* [Stated task]: Only the number is wanted: how many lines contain the string "chart"?

* [Supplied entries]:

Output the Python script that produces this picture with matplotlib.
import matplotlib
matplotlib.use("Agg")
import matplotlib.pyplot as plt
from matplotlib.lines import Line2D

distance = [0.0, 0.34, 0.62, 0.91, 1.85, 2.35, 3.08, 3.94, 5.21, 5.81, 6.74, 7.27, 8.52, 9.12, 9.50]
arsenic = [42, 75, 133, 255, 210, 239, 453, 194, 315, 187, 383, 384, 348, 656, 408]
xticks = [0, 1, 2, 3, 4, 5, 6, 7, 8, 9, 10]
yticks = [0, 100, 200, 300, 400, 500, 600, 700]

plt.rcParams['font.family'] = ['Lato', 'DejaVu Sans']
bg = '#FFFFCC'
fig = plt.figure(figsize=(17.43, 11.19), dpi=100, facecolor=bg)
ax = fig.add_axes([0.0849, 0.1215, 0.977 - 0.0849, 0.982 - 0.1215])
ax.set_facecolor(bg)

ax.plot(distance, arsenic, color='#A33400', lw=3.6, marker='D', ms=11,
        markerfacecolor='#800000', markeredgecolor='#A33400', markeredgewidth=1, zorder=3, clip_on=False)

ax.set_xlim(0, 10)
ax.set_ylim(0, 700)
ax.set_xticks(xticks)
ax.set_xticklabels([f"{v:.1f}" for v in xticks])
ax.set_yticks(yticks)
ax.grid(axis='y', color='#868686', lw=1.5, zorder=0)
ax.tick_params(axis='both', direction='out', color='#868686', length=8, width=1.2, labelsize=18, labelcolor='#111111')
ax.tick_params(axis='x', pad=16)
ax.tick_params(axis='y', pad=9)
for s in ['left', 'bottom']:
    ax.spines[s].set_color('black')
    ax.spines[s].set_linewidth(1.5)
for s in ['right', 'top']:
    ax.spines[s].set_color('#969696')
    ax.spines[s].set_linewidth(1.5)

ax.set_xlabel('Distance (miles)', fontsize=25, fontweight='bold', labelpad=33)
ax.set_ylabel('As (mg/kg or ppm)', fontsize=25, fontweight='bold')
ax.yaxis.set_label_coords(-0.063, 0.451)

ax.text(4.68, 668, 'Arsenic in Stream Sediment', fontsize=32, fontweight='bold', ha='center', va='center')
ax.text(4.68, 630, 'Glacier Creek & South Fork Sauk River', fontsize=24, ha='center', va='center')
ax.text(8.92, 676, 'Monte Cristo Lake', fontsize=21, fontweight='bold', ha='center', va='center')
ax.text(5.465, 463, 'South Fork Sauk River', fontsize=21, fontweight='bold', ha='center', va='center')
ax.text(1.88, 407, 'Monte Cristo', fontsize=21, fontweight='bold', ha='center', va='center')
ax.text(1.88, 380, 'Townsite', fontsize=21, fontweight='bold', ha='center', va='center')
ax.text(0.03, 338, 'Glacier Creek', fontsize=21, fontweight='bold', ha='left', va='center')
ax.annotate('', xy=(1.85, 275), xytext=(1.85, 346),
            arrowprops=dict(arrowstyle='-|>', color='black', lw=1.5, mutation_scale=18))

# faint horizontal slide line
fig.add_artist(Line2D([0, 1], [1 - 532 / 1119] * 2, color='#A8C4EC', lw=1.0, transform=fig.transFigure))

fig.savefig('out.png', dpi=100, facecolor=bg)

---

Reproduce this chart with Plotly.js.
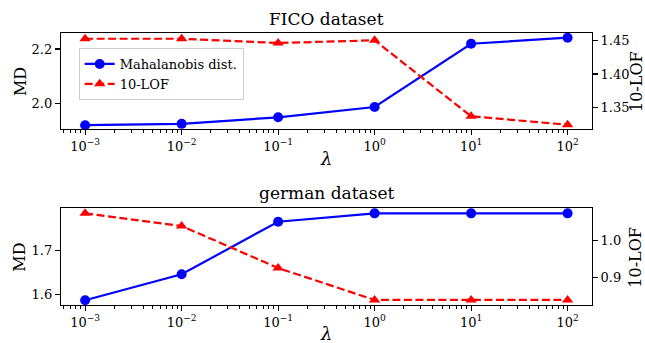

--

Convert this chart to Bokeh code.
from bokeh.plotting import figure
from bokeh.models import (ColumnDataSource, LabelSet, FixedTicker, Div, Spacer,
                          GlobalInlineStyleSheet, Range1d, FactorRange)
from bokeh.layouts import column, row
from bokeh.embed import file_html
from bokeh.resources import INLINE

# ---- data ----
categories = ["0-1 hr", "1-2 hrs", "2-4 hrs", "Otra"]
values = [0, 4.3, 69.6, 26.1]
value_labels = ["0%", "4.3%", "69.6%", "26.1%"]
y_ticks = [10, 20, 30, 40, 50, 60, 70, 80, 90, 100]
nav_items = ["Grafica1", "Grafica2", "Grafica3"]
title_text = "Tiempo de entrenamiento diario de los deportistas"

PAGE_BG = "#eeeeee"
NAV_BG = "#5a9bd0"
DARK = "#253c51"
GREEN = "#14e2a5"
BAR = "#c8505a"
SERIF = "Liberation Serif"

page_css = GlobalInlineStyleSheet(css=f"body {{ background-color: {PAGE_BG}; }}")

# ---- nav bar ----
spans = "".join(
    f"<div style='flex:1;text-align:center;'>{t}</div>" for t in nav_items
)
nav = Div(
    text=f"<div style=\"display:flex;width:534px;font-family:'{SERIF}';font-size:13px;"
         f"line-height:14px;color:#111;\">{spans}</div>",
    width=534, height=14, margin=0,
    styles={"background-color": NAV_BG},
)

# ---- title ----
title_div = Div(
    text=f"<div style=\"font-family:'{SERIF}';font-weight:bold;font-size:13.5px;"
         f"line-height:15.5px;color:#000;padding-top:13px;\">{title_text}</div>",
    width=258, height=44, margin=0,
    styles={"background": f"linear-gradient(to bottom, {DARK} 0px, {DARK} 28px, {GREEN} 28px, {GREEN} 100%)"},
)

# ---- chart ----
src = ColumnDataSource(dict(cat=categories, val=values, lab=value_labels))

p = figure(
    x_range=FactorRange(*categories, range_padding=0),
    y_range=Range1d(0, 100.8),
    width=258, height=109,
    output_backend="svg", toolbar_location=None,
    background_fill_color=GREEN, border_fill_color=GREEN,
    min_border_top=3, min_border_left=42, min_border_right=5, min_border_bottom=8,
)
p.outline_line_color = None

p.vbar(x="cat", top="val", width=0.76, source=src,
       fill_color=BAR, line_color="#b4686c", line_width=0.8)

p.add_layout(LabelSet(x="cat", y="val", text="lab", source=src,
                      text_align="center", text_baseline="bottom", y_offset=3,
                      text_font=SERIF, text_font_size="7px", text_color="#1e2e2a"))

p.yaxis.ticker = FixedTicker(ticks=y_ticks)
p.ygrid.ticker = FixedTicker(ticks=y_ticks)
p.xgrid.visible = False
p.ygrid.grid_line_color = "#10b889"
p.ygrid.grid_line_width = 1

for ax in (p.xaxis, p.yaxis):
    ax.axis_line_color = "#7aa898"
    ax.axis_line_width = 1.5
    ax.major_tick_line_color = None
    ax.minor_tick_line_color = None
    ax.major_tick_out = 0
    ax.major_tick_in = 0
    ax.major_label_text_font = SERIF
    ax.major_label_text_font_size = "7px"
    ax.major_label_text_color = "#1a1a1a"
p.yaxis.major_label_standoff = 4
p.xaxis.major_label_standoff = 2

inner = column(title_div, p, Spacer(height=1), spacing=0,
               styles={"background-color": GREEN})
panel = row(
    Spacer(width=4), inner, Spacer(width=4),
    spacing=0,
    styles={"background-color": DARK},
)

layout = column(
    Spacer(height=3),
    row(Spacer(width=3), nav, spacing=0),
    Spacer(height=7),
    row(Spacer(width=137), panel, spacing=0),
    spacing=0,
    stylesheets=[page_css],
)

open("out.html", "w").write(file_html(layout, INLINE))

* [Written solution]: 3